All five steps will ensure that you do not lose work and that your computer workstation is completely ready for the next student to sit down and start their work. During the first week of the semester, we will work as a class to practice and form this habit. After the first week, students will be asked to stay after class if they do not follow this expectation.



  • Why It’s Important? – If you want people to consistently respect you, you have to earn it by consistently respecting others. The classroom can be a great environment for laughing, learning, and even loudness, but that environment can become extremely unproductive if and when there is a lack of mutual respect. Students must respect other students. Students must respect the teacher. And the teacher must also respect the students.
  • Volume Respect – One of the biggest problems of disrespect in a classroom of nearly 30 students is when students become so excessively loud that they don’t even consider another group’s need for concentration. When one group gets loud, other groups get louder, and eventually, the entire class is off the rails and completely out of control. This cannot and will not happen. A programming class like Web Design or Video Game Design does not work with elementary students, but it does work with students who are prepared and willing to behave with mature enthusiasm.
  • Bell/Speaker Respect – Both the tardy bell and the loudspeaker deserve as much respect as teachers and classmates. When the bell rings, you are expected to be IN your seat, not just barely getting to class or still coming around the corner. If you are not IN your seat when the bell rings, you will be marked as tardy. Similarly, if the loudspeaker bell goes off, that means someone is about speak and although it may not have anything to do with you personally, there’s a good possibility that the information is important to someone. In the same way that you respect each other and your teacher, respect these bells.


Students who create a consistent problem of disrespect in the classroom (out-of-control volume, offensive language, inappropriate conversations, eating/drinking at workstation, poorly managed station, excessive restroom usage, etc) will receive consequences in the following order:

  1. First Offense: Warning Only
  2. Second Offense: Student will be banned from their computer for a single class period to watch from the sidelines.
  3. Third Offense: Student will be banned from their computer for two class periods, receive a phone call home, receive an extensive chapter reading from a book about web design or video game design, and be expected to complete a graded exam that goes with the reading.
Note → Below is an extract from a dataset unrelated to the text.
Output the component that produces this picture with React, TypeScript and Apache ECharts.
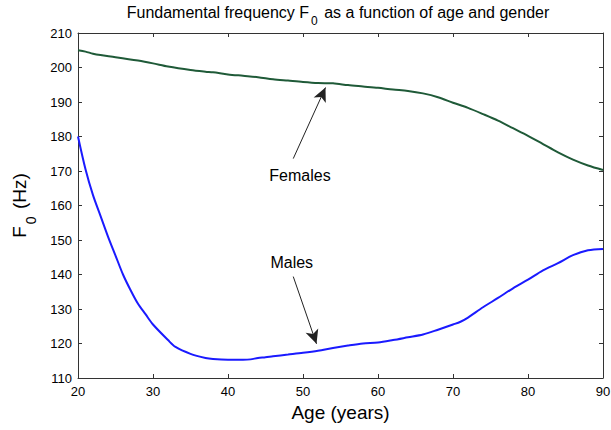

R E
  4. Fourth Offense and Beyond: Student will get a phone call home, a formal write up, and ultimately be dismissed from the classroom. Anyone getting to this point has demonstrated that they are not prepared to handle the class.

If two or more students turn out to be a problem or a distraction, then the entire class will be held accountable. In other words, if the discipline problem is bigger than just one individual, then the entire class will face the consequences listed above, including a full 85-minute period silent reading followed by a graded exam on the second day. You can be sure that book exams are one way to learn programming and coding, but in a class full of computers, there are MUCH better ways to learn than reading books.

This class is part of the Pre-Engineering Magnet program. If you really want to be here, you will demonstrate that with your attention to these guidelines. If you do not want to be in this class, the door to Dean Alvarado’s office is across the hall and the rest of the class will help you find your way out.


All students will receive a teacher-student agreement to sign on their first day of class. Once the student initials and signs, they will bring the agreement up to the teacher and he will sign it as well. Should there come a time during the semester when a student is continuously failing to abide by the expectations above, this agreement will be reinforced and, if necessary, shown to parents and administration to verify that students understood the rules from the first day they stepped in the classroom.